Why This Matters for Security and Surveillance

Security platforms are moving toward the same idea even when they do not use LiDAR:

  • radar provides persistent watch,
  • optics provide high-detail confirmation,
  • and command software decides where attention should go next.

That is why adaptive LiDAR research is useful even for readers who are not buying a LiDAR system today. It reinforces an existing operational truth: the strongest architecture is often the one that knows where to spend attention.

This topic therefore connects naturally to Radar, LiDAR, Ultrasonic, and OTH Radar: Which Sensing Layer Solves Which Problem?, Surveillance Optics, and Horizon. The lesson is less about one sensor family winning and more about selective perception becoming a design principle.

What Still Limits Deployment

Adaptive FMCW LiDAR remains an emerging category, so the engineering questions are still significant:

  • system size and packaging,
  • power efficiency,
  • scene robustness,
  • compute burden,
  • calibration stability,
  • and whether the adaptive behavior creates measurable end-user value.

These questions matter because many sensing concepts look compelling in research while remaining difficult to deploy at scale.
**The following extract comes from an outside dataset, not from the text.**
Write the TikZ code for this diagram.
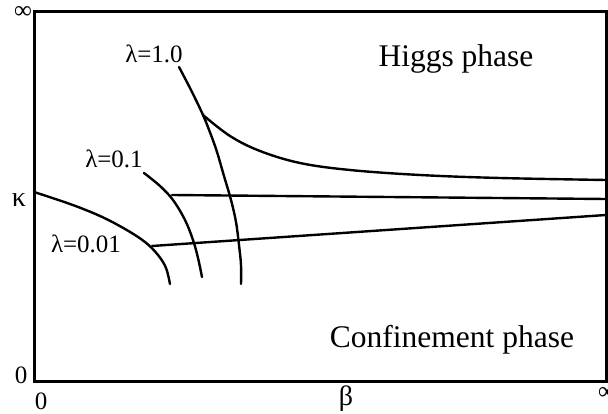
\documentclass[tikz,border=0pt]{standalone}
\usepackage{fontspec}
\setmainfont{Liberation Serif}
\begin{document}
\begin{tikzpicture}[x=1pt,y=-1pt,
  frame/.style={line width=3pt},
  curve/.style={line width=2.4pt,line cap=round,line join=round},
  lbl/.style={inner sep=0pt,font=\fontsize{25}{29}\selectfont},
  greek/.style={inner sep=0pt,font=\fontsize{28}{32}\selectfont},
  phase/.style={inner sep=0pt,anchor=base,font=\fontsize{31.5}{36}\selectfont}]
\useasboundingbox (0,0) rectangle (608,414);
% frame
\coordinate (tl) at (34,12);
\coordinate (br) at (606,381);
\draw[frame] (tl) rectangle (br);
% axis labels
\node[lbl] (inftop) at (23,13) {∞};
\node[greek] (kappa) at (19,200) {κ};
\node[lbl] (zeroy) at (21,375) {0};
\node[lbl] (zerox) at (41,401) {0};
\node[greek] (beta) at (346,399) {β};
\node[lbl] (infright) at (607,393) {∞};
% phase labels
\node[phase] (higgs) at (456,67) {Higgs phase};
\node[phase] (conf) at (452,347) {Confinement phase};
% lambda labels
\node[lbl] (l10) at (154,54) {λ=1.0};
\node[lbl] (l01) at (114,159) {λ=0.1};
\node[lbl] (l001) at (86,244) {λ=0.01};
% lambda = 1.0 curve
\draw[curve] plot[smooth,tension=0.6] coordinates {(179,67) (191,90) (203,115) (211,135) (217,152) (224,176) (231,200) (236,222) (239,245) (241,265) (241,284)};
% Higgs boundary
\draw[curve] plot[smooth,tension=0.6] coordinates {(203,115) (230,136) (260,151) (300,163) (350,170) (420,175) (500,178) (606,180)};
% lambda = 0.1 curve
\draw[curve] plot[smooth,tension=0.6] coordinates {(144,173) (160,186) (173,200) (185,220) (193,240) (198,258) (202,277)};
% lambda = 0.01 curve
\draw[curve] plot[smooth,tension=0.6] coordinates {(34,192) (70,204) (100,216) (125,229) (145,242) (158,255) (166,268) (170,284)};
% horizontal lines
\coordinate (m1) at (172,195);
\coordinate (m2) at (606,199);
\draw[curve] (m1) -- (m2);
\coordinate (n1) at (152,246);
\coordinate (n2) at (606,215);
\draw[curve] (n1) -- (n2);
\end{tikzpicture}
\end{document}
The transition from paper to product still depends on cost, reliability, and integration discipline.

What to Watch Next

For practical teams, the most useful signals are not marketing demos. Watch for:

  • whether adaptive resolution control works reliably in dynamic scenes,
  • whether motion-aware FMCW data improves real decision quality,
  • whether the system can fuse cleanly with cameras or radar,
  • and whether the hardware burden is justified by the operational gain.

Those are the tests that separate a compelling research direction from a deployable sensing class.

Conclusion

Bionic FMCW LiDAR matters because it points toward a broader shift in machine perception: future systems will not simply collect more data, they will try to collect the right data in the right place at the right time. The real lesson is therefore architectural. Adaptive, attention-aware sensing may become more important than uniform full-scene density as machine vision systems mature.